**What to work on**: Count the lines below that include the word "chart" and write that number alone.

**Information supplied**:
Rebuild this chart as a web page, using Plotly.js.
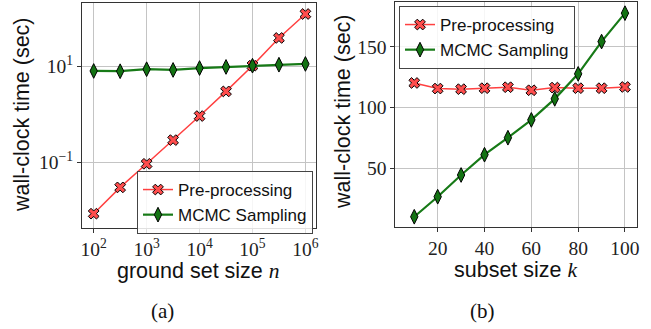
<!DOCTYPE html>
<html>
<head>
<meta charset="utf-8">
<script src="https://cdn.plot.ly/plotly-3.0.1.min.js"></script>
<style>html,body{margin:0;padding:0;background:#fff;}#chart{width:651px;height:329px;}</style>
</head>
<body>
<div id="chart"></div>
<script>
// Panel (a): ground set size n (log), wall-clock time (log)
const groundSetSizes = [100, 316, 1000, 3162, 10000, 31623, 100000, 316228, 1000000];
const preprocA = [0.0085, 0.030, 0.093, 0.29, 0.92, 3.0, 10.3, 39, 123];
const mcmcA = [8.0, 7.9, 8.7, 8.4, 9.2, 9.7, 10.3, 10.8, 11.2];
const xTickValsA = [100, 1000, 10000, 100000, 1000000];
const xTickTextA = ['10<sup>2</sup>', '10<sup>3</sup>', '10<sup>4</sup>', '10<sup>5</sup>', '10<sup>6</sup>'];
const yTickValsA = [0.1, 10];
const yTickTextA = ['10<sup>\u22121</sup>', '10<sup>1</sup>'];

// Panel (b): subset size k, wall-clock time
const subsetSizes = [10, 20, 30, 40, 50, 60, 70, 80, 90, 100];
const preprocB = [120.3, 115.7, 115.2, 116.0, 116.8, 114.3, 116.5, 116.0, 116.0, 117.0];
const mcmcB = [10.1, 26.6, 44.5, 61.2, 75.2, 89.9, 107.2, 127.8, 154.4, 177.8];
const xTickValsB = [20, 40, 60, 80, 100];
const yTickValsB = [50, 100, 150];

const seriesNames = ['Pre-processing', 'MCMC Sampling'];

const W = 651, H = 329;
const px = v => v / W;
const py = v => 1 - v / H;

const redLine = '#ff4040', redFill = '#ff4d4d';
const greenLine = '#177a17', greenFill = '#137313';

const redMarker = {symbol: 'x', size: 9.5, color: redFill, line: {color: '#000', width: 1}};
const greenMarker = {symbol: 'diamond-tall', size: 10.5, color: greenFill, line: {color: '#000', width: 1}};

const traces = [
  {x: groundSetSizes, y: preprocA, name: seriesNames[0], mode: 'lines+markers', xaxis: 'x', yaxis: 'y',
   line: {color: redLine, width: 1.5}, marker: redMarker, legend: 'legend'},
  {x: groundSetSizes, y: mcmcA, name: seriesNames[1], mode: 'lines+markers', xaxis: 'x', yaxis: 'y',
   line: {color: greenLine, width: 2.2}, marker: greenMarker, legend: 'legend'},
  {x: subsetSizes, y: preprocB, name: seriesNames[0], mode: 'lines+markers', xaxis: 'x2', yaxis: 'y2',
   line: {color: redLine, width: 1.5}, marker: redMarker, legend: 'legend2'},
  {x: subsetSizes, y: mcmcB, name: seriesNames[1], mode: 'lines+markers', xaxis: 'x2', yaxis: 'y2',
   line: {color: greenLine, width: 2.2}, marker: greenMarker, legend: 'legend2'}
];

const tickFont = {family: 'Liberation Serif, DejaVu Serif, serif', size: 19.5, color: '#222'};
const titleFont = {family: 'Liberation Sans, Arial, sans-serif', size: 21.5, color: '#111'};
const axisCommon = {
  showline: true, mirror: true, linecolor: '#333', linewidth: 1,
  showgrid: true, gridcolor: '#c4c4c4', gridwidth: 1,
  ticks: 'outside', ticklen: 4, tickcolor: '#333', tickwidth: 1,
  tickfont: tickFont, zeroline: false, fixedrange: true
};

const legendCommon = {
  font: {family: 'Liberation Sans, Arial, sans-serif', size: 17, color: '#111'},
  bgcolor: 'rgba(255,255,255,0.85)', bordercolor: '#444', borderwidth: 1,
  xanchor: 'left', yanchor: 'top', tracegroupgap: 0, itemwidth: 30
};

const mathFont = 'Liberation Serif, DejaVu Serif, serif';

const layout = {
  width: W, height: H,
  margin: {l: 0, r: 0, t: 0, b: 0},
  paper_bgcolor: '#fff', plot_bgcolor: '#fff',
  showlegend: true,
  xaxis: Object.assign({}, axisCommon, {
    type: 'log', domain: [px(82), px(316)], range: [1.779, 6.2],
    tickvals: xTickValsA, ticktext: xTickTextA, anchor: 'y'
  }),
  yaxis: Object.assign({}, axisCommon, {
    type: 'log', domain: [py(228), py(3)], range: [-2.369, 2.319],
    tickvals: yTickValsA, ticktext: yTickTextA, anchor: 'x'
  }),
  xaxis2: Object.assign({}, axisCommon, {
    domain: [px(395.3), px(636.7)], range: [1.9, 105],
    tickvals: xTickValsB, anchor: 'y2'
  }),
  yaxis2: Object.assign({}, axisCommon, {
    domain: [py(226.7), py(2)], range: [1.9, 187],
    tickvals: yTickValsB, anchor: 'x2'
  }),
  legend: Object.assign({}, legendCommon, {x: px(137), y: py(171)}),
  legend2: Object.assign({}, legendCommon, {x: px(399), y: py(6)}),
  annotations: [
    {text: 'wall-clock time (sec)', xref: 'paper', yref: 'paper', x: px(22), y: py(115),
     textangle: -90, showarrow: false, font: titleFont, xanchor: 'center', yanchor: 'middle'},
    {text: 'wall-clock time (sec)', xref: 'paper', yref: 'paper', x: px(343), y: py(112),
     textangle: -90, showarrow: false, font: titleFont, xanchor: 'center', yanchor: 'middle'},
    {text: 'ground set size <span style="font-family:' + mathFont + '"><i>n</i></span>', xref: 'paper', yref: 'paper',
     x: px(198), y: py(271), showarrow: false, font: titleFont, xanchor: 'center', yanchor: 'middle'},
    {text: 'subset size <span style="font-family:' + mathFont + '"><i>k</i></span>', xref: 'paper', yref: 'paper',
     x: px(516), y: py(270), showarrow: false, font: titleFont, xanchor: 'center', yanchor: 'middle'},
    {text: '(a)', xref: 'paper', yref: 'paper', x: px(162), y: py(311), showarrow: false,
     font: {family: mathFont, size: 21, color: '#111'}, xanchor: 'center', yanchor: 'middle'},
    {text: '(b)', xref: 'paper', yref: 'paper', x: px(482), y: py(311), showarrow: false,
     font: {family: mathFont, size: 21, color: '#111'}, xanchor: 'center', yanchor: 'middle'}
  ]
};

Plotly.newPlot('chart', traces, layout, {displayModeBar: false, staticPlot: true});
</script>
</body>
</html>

**Solution for this problem**: 4